• **Objective**:
Please return the full listing below without altering anything.

## Start

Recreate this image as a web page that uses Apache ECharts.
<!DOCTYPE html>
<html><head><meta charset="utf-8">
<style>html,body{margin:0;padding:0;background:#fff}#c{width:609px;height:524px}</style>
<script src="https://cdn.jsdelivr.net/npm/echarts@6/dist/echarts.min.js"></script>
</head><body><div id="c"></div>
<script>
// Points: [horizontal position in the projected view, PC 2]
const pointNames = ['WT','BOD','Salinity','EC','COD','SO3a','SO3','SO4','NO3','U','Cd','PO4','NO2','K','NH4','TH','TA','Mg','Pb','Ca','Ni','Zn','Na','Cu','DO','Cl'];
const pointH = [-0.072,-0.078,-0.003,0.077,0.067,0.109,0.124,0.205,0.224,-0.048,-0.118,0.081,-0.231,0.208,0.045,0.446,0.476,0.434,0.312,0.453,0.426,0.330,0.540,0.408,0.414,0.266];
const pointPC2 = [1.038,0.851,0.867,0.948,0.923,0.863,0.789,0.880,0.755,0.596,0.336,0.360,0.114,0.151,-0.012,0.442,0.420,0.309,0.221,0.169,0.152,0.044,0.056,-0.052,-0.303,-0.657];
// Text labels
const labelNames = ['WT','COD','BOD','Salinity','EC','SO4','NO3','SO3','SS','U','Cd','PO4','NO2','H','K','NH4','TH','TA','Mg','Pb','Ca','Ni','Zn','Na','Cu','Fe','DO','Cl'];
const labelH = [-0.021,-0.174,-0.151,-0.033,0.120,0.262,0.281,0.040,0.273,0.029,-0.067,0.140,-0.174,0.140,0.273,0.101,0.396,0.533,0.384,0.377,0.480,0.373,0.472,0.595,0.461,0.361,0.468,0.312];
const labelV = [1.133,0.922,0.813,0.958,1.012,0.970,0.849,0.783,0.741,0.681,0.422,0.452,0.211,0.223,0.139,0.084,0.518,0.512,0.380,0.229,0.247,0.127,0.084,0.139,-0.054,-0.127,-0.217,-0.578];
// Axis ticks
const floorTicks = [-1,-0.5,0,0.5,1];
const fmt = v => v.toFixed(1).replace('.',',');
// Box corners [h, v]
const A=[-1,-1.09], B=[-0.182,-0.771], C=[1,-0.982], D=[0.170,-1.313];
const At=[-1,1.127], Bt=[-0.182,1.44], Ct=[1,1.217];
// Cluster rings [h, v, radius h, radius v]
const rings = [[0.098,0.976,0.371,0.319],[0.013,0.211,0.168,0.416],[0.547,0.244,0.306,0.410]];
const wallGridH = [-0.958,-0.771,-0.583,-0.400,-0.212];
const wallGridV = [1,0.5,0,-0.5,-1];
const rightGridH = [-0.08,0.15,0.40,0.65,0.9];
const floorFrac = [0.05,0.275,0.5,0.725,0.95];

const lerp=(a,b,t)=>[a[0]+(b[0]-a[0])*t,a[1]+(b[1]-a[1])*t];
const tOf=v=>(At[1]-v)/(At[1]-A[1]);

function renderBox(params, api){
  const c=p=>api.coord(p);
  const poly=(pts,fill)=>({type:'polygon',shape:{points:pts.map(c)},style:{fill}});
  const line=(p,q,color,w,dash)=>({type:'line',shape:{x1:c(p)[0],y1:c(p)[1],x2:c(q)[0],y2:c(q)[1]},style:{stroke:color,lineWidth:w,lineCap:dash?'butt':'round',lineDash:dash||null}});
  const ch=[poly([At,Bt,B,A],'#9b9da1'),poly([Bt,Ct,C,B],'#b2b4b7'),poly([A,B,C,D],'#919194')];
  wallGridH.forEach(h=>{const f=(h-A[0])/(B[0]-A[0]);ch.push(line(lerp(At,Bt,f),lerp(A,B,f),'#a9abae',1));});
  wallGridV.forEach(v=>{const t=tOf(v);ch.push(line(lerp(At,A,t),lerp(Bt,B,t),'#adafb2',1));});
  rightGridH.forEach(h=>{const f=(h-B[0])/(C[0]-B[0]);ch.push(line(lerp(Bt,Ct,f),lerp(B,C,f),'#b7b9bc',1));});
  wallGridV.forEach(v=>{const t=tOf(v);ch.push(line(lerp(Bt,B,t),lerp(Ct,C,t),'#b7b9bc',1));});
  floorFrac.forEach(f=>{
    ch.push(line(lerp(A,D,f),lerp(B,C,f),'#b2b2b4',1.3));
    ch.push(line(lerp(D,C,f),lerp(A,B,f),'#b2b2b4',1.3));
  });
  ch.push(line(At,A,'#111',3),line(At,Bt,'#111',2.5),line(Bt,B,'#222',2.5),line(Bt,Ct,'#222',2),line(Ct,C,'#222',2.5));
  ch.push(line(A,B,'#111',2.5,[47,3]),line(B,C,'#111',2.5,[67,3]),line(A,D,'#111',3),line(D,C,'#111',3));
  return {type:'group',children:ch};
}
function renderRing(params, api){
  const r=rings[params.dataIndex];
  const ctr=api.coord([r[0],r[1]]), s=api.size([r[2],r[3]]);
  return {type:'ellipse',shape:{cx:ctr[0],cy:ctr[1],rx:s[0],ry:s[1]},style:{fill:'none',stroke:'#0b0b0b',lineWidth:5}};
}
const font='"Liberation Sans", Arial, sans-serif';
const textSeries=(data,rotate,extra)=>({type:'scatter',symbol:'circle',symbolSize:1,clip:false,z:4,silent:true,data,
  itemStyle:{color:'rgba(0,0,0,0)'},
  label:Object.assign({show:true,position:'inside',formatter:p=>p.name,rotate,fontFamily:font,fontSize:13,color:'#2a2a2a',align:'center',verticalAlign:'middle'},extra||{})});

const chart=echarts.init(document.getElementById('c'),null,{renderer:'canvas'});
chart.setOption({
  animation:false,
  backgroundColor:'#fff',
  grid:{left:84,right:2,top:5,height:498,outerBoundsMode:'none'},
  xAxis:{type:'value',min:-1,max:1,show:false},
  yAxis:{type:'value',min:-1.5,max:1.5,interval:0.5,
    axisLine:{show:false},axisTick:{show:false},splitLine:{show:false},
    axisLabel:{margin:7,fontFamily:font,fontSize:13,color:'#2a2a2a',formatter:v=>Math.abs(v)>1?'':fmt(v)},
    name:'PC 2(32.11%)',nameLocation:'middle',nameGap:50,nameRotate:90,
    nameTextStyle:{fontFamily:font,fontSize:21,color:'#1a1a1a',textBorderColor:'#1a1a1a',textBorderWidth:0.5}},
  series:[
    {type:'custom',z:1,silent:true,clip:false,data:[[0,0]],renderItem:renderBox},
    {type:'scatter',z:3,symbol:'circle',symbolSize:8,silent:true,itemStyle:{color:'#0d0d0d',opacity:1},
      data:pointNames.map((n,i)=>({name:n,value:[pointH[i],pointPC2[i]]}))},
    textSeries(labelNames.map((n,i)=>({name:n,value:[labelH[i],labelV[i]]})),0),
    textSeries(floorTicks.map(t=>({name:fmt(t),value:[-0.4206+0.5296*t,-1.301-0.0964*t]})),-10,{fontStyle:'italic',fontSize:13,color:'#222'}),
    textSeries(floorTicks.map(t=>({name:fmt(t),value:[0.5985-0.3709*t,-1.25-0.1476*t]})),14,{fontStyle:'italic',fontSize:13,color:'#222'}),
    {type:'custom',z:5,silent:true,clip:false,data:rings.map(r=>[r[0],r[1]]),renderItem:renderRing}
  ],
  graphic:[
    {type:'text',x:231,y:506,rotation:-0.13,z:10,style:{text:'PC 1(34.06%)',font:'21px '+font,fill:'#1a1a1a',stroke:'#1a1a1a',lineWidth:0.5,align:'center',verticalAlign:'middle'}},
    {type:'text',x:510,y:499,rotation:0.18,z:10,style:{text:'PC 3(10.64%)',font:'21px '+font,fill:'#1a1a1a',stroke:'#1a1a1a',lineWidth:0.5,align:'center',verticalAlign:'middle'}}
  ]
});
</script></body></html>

## End

• **Solution for this problem**:
Recreate this image as a web page that uses Apache ECharts.
<!DOCTYPE html>
<html><head><meta charset="utf-8">
<style>html,body{margin:0;padding:0;background:#fff}#c{width:609px;height:524px}</style>
<script src="https://cdn.jsdelivr.net/npm/echarts@6/dist/echarts.min.js"></script>
</head><body><div id="c"></div>
<script>
// Points: [horizontal position in the projected view, PC 2]
const pointNames = ['WT','BOD','Salinity','EC','COD','SO3a','SO3','SO4','NO3','U','Cd','PO4','NO2','K','NH4','TH','TA','Mg','Pb','Ca','Ni','Zn','Na','Cu','DO','Cl'];
const pointH = [-0.072,-0.078,-0.003,0.077,0.067,0.109,0.124,0.205,0.224,-0.048,-0.118,0.081,-0.231,0.208,0.045,0.446,0.476,0.434,0.312,0.453,0.426,0.330,0.540,0.408,0.414,0.266];
const pointPC2 = [1.038,0.851,0.867,0.948,0.923,0.863,0.789,0.880,0.755,0.596,0.336,0.360,0.114,0.151,-0.012,0.442,0.420,0.309,0.221,0.169,0.152,0.044,0.056,-0.052,-0.303,-0.657];
// Text labels
const labelNames = ['WT','COD','BOD','Salinity','EC','SO4','NO3','SO3','SS','U','Cd','PO4','NO2','H','K','NH4','TH','TA','Mg','Pb','Ca','Ni','Zn','Na','Cu','Fe','DO','Cl'];
const labelH = [-0.021,-0.174,-0.151,-0.033,0.120,0.262,0.281,0.040,0.273,0.029,-0.067,0.140,-0.174,0.140,0.273,0.101,0.396,0.533,0.384,0.377,0.480,0.373,0.472,0.595,0.461,0.361,0.468,0.312];
const labelV = [1.133,0.922,0.813,0.958,1.012,0.970,0.849,0.783,0.741,0.681,0.422,0.452,0.211,0.223,0.139,0.084,0.518,0.512,0.380,0.229,0.247,0.127,0.084,0.139,-0.054,-0.127,-0.217,-0.578];
// Axis ticks
const floorTicks = [-1,-0.5,0,0.5,1];
const fmt = v => v.toFixed(1).replace('.',',');
// Box corners [h, v]
const A=[-1,-1.09], B=[-0.182,-0.771], C=[1,-0.982], D=[0.170,-1.313];
const At=[-1,1.127], Bt=[-0.182,1.44], Ct=[1,1.217];
// Cluster rings [h, v, radius h, radius v]
const rings = [[0.098,0.976,0.371,0.319],[0.013,0.211,0.168,0.416],[0.547,0.244,0.306,0.410]];
const wallGridH = [-0.958,-0.771,-0.583,-0.400,-0.212];
const wallGridV = [1,0.5,0,-0.5,-1];
const rightGridH = [-0.08,0.15,0.40,0.65,0.9];
const floorFrac = [0.05,0.275,0.5,0.725,0.95];

const lerp=(a,b,t)=>[a[0]+(b[0]-a[0])*t,a[1]+(b[1]-a[1])*t];
const tOf=v=>(At[1]-v)/(At[1]-A[1]);

function renderBox(params, api){
  const c=p=>api.coord(p);
  const poly=(pts,fill)=>({type:'polygon',shape:{points:pts.map(c)},style:{fill}});
  const line=(p,q,color,w,dash)=>({type:'line',shape:{x1:c(p)[0],y1:c(p)[1],x2:c(q)[0],y2:c(q)[1]},style:{stroke:color,lineWidth:w,lineCap:dash?'butt':'round',lineDash:dash||null}});
  const ch=[poly([At,Bt,B,A],'#9b9da1'),poly([Bt,Ct,C,B],'#b2b4b7'),poly([A,B,C,D],'#919194')];
  wallGridH.forEach(h=>{const f=(h-A[0])/(B[0]-A[0]);ch.push(line(lerp(At,Bt,f),lerp(A,B,f),'#a9abae',1));});
  wallGridV.forEach(v=>{const t=tOf(v);ch.push(line(lerp(At,A,t),lerp(Bt,B,t),'#adafb2',1));});
  rightGridH.forEach(h=>{const f=(h-B[0])/(C[0]-B[0]);ch.push(line(lerp(Bt,Ct,f),lerp(B,C,f),'#b7b9bc',1));});
  wallGridV.forEach(v=>{const t=tOf(v);ch.push(line(lerp(Bt,B,t),lerp(Ct,C,t),'#b7b9bc',1));});
  floorFrac.forEach(f=>{
    ch.push(line(lerp(A,D,f),lerp(B,C,f),'#b2b2b4',1.3));
    ch.push(line(lerp(D,C,f),lerp(A,B,f),'#b2b2b4',1.3));
  });
  ch.push(line(At,A,'#111',3),line(At,Bt,'#111',2.5),line(Bt,B,'#222',2.5),line(Bt,Ct,'#222',2),line(Ct,C,'#222',2.5));
  ch.push(line(A,B,'#111',2.5,[47,3]),line(B,C,'#111',2.5,[67,3]),line(A,D,'#111',3),line(D,C,'#111',3));
  return {type:'group',children:ch};
}
function renderRing(params, api){
  const r=rings[params.dataIndex];
  const ctr=api.coord([r[0],r[1]]), s=api.size([r[2],r[3]]);
  return {type:'ellipse',shape:{cx:ctr[0],cy:ctr[1],rx:s[0],ry:s[1]},style:{fill:'none',stroke:'#0b0b0b',lineWidth:5}};
}
const font='"Liberation Sans", Arial, sans-serif';
const textSeries=(data,rotate,extra)=>({type:'scatter',symbol:'circle',symbolSize:1,clip:false,z:4,silent:true,data,
  itemStyle:{color:'rgba(0,0,0,0)'},
  label:Object.assign({show:true,position:'inside',formatter:p=>p.name,rotate,fontFamily:font,fontSize:13,color:'#2a2a2a',align:'center',verticalAlign:'middle'},extra||{})});

const chart=echarts.init(document.getElementById('c'),null,{renderer:'canvas'});
chart.setOption({
  animation:false,
  backgroundColor:'#fff',
  grid:{left:84,right:2,top:5,height:498,outerBoundsMode:'none'},
  xAxis:{type:'value',min:-1,max:1,show:false},
  yAxis:{type:'value',min:-1.5,max:1.5,interval:0.5,
    axisLine:{show:false},axisTick:{show:false},splitLine:{show:false},
    axisLabel:{margin:7,fontFamily:font,fontSize:13,color:'#2a2a2a',formatter:v=>Math.abs(v)>1?'':fmt(v)},
    name:'PC 2(32.11%)',nameLocation:'middle',nameGap:50,nameRotate:90,
    nameTextStyle:{fontFamily:font,fontSize:21,color:'#1a1a1a',textBorderColor:'#1a1a1a',textBorderWidth:0.5}},
  series:[
    {type:'custom',z:1,silent:true,clip:false,data:[[0,0]],renderItem:renderBox},
    {type:'scatter',z:3,symbol:'circle',symbolSize:8,silent:true,itemStyle:{color:'#0d0d0d',opacity:1},
      data:pointNames.map((n,i)=>({name:n,value:[pointH[i],pointPC2[i]]}))},
    textSeries(labelNames.map((n,i)=>({name:n,value:[labelH[i],labelV[i]]})),0),
    textSeries(floorTicks.map(t=>({name:fmt(t),value:[-0.4206+0.5296*t,-1.301-0.0964*t]})),-10,{fontStyle:'italic',fontSize:13,color:'#222'}),
    textSeries(floorTicks.map(t=>({name:fmt(t),value:[0.5985-0.3709*t,-1.25-0.1476*t]})),14,{fontStyle:'italic',fontSize:13,color:'#222'}),
    {type:'custom',z:5,silent:true,clip:false,data:rings.map(r=>[r[0],r[1]]),renderItem:renderRing}
  ],
  graphic:[
    {type:'text',x:231,y:506,rotation:-0.13,z:10,style:{text:'PC 1(34.06%)',font:'21px '+font,fill:'#1a1a1a',stroke:'#1a1a1a',lineWidth:0.5,align:'center',verticalAlign:'middle'}},
    {type:'text',x:510,y:499,rotation:0.18,z:10,style:{text:'PC 3(10.64%)',font:'21px '+font,fill:'#1a1a1a',stroke:'#1a1a1a',lineWidth:0.5,align:'center',verticalAlign:'middle'}}
  ]
});
</script></body></html>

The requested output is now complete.